The European Commission on Wednesday released a proposal for a digital euro that would ensure free access to the CBDC across the bloc and establish a legal framework so that digital euro payments can be made from device to device, both online and offline.

"The digital euro would be available alongside existing national and international private means of payment, such as cards or applications and it would work like a digital wallet where people and businesses could pay with the digital euro anytime and anywhere in the euro area," the proposal said.

The proposed legislation aims to guarantee privacy akin to that of physical cash, with online transactions offering the same level of protection as existing digital means of payments, "with no one able to see what people are paying for when using the digital euro offline."

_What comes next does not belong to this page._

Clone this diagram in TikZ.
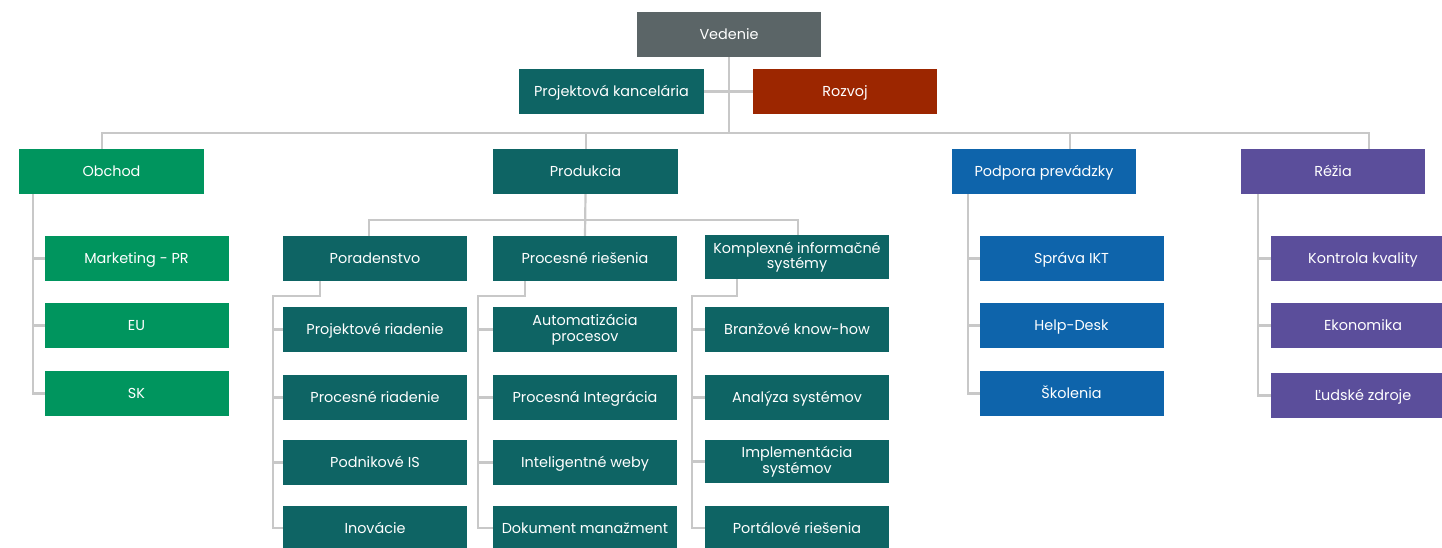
\documentclass[tikz,border=0pt]{standalone}
\usepackage{fontspec}
\setmainfont{Poppins}
\usetikzlibrary{backgrounds}
\definecolor{cgray}{HTML}{5B6567}
\definecolor{cteal}{HTML}{0E6464}
\definecolor{cred}{HTML}{9C2600}
\definecolor{cgreen}{HTML}{00955E}
\definecolor{cblue}{HTML}{0E64AB}
\definecolor{cpurple}{HTML}{5B4E9B}
\definecolor{cline}{HTML}{C8C8C8}
\begin{document}
\begin{tikzpicture}[x=1pt,y=-1pt,
  box/.style={minimum width=184pt,minimum height=45pt,inner sep=0pt,outer sep=0pt,
    text=white,font=\fontsize{14.4}{15.5}\selectfont,align=center,
    text height=10pt,text depth=0pt},
  twoline/.style={text height=,text depth=},
  conn/.style={draw=cline,line width=2.2pt}]
\useasboundingbox (0,0) rectangle (1442,547);
% top
\node[box,fill=cgray] (ved) at (729,34.5) {Vedenie};
\node[box,fill=cteal,minimum width=185pt] (pk) at (611.5,91.5) {Projektová kancelária};
\node[box,fill=cred] (roz) at (845,91.5) {Rozvoj};
% level 1
\node[box,fill=cgreen,minimum width=185pt] (obc) at (111.5,171.5) {Obchod};
\node[box,fill=cteal,minimum width=185pt] (pro) at (585.5,171.5) {Produkcia};
\node[box,fill=cblue] (pod) at (1044,171.5) {Podpora prevádzky};
\node[box,fill=cpurple] (rez) at (1333,171.5) {Réžia};
% Obchod children
\node[box,fill=cgreen] (mkt) at (136.5,258.5) {Marketing - PR};
\node[box,fill=cgreen] (eu) at (136.5,325.5) {EU};
\node[box,fill=cgreen] (sk) at (136.5,393.5) {SK};
% Produkcia children
\node[box,fill=cteal] (por) at (375,258.5) {Poradenstvo};
\node[box,fill=cteal] (prr) at (585,258.5) {Procesné riešenia};
\node[box,twoline,fill=cteal,minimum height=44pt] (kis) at (797,257) {Komplexné informačné\\systémy};
% Poradenstvo children
\node[box,fill=cteal] (pr1) at (375,329.5) {Projektové riadenie};
\node[box,fill=cteal] (pr2) at (375,397.5) {Procesné riadenie};
\node[box,fill=cteal] (pr3) at (375,462.5) {Podnikové IS};
\node[box,fill=cteal] (pr4) at (375,528) {Inovácie};
% Procesne riesenia children
\node[box,twoline,fill=cteal] (ps1) at (585,329.5) {Automatizácia\\procesov};
\node[box,fill=cteal] (ps2) at (585,397.5) {Procesná Integrácia};
\node[box,fill=cteal] (ps3) at (585,462.5) {Inteligentné weby};
\node[box,fill=cteal] (ps4) at (585,528) {Dokument manažment};
% Komplexne children
\node[box,fill=cteal] (ks1) at (797,329.5) {Branžové know-how};
\node[box,fill=cteal] (ks2) at (797,397.5) {Analýza systémov};
\node[box,twoline,fill=cteal,minimum height=43pt] (ks3) at (797,461.5) {Implementácia\\systémov};
\node[box,fill=cteal] (ks4) at (797,528) {Portálové riešenia};
% Podpora children
\node[box,fill=cblue] (ikt) at (1071.5,258.5) {Správa IKT};
\node[box,fill=cblue] (hd) at (1071.5,325.5) {Help-Desk};
\node[box,fill=cblue] (sko) at (1071.5,393.5) {Školenia};
% Rezia children
\node[box,fill=cpurple] (kk) at (1363,258.5) {Kontrola kvality};
\node[box,fill=cpurple] (eko) at (1363,325.5) {Ekonomika};
\node[box,fill=cpurple] (lz) at (1363,395.5) {Ľudské zdroje};

\begin{scope}[on background layer]
% top connectors
\draw[conn] (ved.south) -- ++(0,76);
\draw[conn] (pk.east) -- (roz.west);
\draw[conn] ([xshift=-9.5pt]obc.north) -- ++(0,-16) -| ([xshift=36pt]rez.north);
\draw[conn] ([xshift=0.5pt]pro.north) -- ++(0,-16);
\draw[conn] ([xshift=26pt]pod.north) -- ++(0,-16);
% Produkcia
\draw[conn] (pro.south) -- (prr.north);
\draw[conn] ([xshift=-6pt]por.north) -- ++(0,-16) -| ([xshift=1pt]kis.north);
% Obchod
\foreach \c in {mkt,eu,sk}
  \draw[conn] ([xshift=14pt]obc.south west) |- (\c.west);
% Podpora
\foreach \c in {ikt,hd,sko}
  \draw[conn] ([xshift=16.3pt]pod.south west) |- (\c.west);
% Rezia
\foreach \c in {kk,eko,lz}
  \draw[conn] ([xshift=16.7pt]rez.south west) |- (\c.west);
% Poradenstvo
\foreach \c in {pr1,pr2,pr3,pr4}
  \draw[conn] ([xshift=-55pt]por.south) -- ++(0,15) -| ([xshift=-10pt]\c.west) -- (\c.west);
% Procesne riesenia
\foreach \c in {ps1,ps2,ps3,ps4}
  \draw[conn] ([xshift=-60pt]prr.south) -- ++(0,15) -| ([xshift=-15pt]\c.west) -- (\c.west);
% Komplexne
\foreach \c in {ks1,ks2,ks3,ks4}
  \draw[conn] ([xshift=-59.7pt]kis.south) -- ++(0,17) -| ([xshift=-13.3pt]\c.west) -- (\c.west);
\end{scope}
\end{tikzpicture}
\end{document}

European Commissioner for financial stability Mairead McGuinness said she expected debate over a digital euro to continue, but added that the new proposed measures could win over skeptics.

Digital euro debate

"Today’s proposal will help frame the debate around what a digital euro is and the advantages of creating it," McGuiness said. "We are at the beginning of a long democratic process, one which will be done hand-in-hand with the European Parliament, Council, and of course, the European Central Bank, who will decide if and when to introduce the digital euro."

The European Central Bank will ultimately decide whether to issue the bloc's CBDC. In a  statement published Wednesday, it welcomed the EC's proposal and confirmed it will decide in the coming months whether to move to the next phase of its CBDC project.

“The euro is the most tangible symbol of European integration,” said ECB President Christine Lagarde. "We look forward to continuing working together with other EU institutions towards a digital euro to ensure our currency is fit for the digital age.”

The ECB's Fabio Panetta added that the proposal "is key to ensuring that the digital euro brings value to the people, taking the appreciated features of cash into the digital sphere."